Sustainability: Recycling and refreshing your 360 programme
Research suggests that the benefits of 360 Degree Feedback did not result in significant changes in managerial effectiveness until participants had been through the 360 process at least twice. And, for those managers who went through the process four times, three times, twice or just once, their superiors' evaluations improved 21%, 16%, 10% and 7% respectively; clearly meaningful improvements.
- Build sustainability into the design of the 360 by aligning it your key corporate skillsets, competencies and values
- Keep it simple and easy to understand
- Create a framework that is common across the whole organisation, with the ability to add in additional pieces for specific roles, functions or development
- Create a clear and consistent process for discussing 360 Degree Feedback, and for creating follow-up actions that come out of the messages in the 360 report
- Integrate the 360 framework into all people processes. For example, the same competencies that are measured should be those used for recruitment interviewing, training, development, talent management, performance and succession. The 360 then gradually becomes accepted in the organisation and becomes part of the culture of feedback.
And the final point is that once identified, the company gives the manager the support and resources to be able to make the changes he or she needs to make. John Herlihey of Google has described how his company uses 360; again as part of how they do what they do, not just an occasional activity:
"We measure people every 90 days. We get 360 Degree Feedback on people every 180 days and that feedback is published to the whole company. People want reality."

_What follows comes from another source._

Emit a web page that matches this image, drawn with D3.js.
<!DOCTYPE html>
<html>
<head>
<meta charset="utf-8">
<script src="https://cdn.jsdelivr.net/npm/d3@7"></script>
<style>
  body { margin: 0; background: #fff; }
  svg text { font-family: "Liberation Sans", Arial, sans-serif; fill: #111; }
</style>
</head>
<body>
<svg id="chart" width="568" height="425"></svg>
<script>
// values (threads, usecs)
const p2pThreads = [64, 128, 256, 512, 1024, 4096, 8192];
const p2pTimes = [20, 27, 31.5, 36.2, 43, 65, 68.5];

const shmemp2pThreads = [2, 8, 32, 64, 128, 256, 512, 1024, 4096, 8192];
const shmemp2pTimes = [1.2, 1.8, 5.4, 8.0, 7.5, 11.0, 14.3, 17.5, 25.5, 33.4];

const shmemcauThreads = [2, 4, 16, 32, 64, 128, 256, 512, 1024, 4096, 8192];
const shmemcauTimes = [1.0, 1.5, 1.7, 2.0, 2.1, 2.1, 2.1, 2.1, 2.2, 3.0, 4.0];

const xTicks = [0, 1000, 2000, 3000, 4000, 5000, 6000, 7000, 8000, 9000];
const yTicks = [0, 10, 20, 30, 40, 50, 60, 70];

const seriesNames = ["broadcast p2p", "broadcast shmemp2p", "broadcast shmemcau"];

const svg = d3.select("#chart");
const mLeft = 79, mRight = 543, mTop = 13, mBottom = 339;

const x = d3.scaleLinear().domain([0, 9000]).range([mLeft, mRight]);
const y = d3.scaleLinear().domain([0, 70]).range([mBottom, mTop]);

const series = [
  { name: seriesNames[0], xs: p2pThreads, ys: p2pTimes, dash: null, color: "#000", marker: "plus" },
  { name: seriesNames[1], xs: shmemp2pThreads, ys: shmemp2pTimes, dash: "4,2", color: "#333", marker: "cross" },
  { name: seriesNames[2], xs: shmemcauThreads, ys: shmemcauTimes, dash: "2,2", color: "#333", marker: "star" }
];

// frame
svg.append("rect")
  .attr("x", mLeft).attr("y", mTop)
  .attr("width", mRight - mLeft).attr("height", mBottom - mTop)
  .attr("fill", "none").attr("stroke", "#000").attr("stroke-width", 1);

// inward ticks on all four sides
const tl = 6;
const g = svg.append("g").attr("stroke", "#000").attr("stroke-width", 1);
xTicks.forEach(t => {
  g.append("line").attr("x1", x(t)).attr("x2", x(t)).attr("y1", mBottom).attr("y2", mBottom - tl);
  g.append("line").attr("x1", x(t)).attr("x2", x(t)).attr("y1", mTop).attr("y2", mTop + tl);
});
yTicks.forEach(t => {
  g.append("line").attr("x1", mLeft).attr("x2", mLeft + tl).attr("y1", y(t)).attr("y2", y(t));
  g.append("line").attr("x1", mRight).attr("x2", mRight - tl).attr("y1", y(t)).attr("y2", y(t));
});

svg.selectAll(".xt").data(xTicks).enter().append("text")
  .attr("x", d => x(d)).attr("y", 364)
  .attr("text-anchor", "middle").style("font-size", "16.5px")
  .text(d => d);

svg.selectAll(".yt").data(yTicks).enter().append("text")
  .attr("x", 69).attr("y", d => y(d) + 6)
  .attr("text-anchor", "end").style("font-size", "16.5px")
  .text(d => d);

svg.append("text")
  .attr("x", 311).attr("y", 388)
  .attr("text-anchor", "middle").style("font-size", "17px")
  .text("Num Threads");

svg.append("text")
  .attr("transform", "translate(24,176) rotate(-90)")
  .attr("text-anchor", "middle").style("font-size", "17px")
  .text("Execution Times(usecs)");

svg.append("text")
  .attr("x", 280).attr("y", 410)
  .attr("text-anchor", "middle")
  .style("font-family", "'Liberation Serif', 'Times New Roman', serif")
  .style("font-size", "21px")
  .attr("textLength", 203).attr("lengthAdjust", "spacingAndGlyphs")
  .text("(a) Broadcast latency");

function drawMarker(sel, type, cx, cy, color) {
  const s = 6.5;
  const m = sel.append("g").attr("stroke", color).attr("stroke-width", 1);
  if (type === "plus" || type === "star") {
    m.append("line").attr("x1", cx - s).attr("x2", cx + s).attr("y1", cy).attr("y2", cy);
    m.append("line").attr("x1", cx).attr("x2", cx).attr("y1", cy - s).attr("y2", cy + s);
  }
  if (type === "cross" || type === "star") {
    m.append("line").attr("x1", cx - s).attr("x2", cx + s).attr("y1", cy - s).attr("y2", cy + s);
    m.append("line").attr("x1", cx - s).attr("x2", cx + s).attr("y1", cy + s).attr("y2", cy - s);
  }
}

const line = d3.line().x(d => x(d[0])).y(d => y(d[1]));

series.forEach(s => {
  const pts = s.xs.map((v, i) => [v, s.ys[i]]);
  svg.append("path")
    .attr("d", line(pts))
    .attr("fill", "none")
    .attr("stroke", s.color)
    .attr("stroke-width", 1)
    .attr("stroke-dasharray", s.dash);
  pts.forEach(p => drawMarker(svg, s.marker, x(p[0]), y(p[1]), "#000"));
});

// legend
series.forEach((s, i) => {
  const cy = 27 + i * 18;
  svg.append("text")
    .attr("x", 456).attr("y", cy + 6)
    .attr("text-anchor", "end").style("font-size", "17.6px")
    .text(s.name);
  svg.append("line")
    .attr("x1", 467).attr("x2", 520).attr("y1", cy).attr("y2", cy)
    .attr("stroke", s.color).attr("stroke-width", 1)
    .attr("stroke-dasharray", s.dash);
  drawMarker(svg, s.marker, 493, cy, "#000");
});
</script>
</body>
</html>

- Create valuable data and metrics from the 360 Degree Feedback on an ongoing basis, so that senior management can obtain critical data on skills, talent management activities, training and leadership development and other trends
- You can also create excitement and re-engage staff about 360 Degree Feedback by adding elements or different approaches to the process, while still maintaining the consistency of content and value. These are some real life examples from organisations I work with:
- Add photos to the profiles of people in your online 360 system. This has been proven to help colleagues give better feedback as it appears to have a positive effect on their memory
- Provide an 'instant feedback' tool that incorporates social media design like the Facebook 'wall', where colleagues can write a quick piece of feedback based on something they have just observed. This is particularly useful where they have already been asked to give 360 and are able to give an update on their colleague's changed behaviours
- Involve more people in the 360 process – even staff not normally included should be included in the process. Shop or factory-floor staff can engage with the 360 through providing them with private areas and PCs which they can use to give feedback in the normal way
- Help managers to get easy access to the 360 data and help them to debrief and coach with 360 – it will help them to have the right conversations with their teams
- Team 360 – aggregating individual feedback or asking colleagues to feed back on a team, not individuals – can be a powerful tool to take 360 to the next level and empower teams to work on improving their performance together
If you're going to make an investment of time, money and energy into a 360 Degree Feedback, it's worth making it sustainable from the start.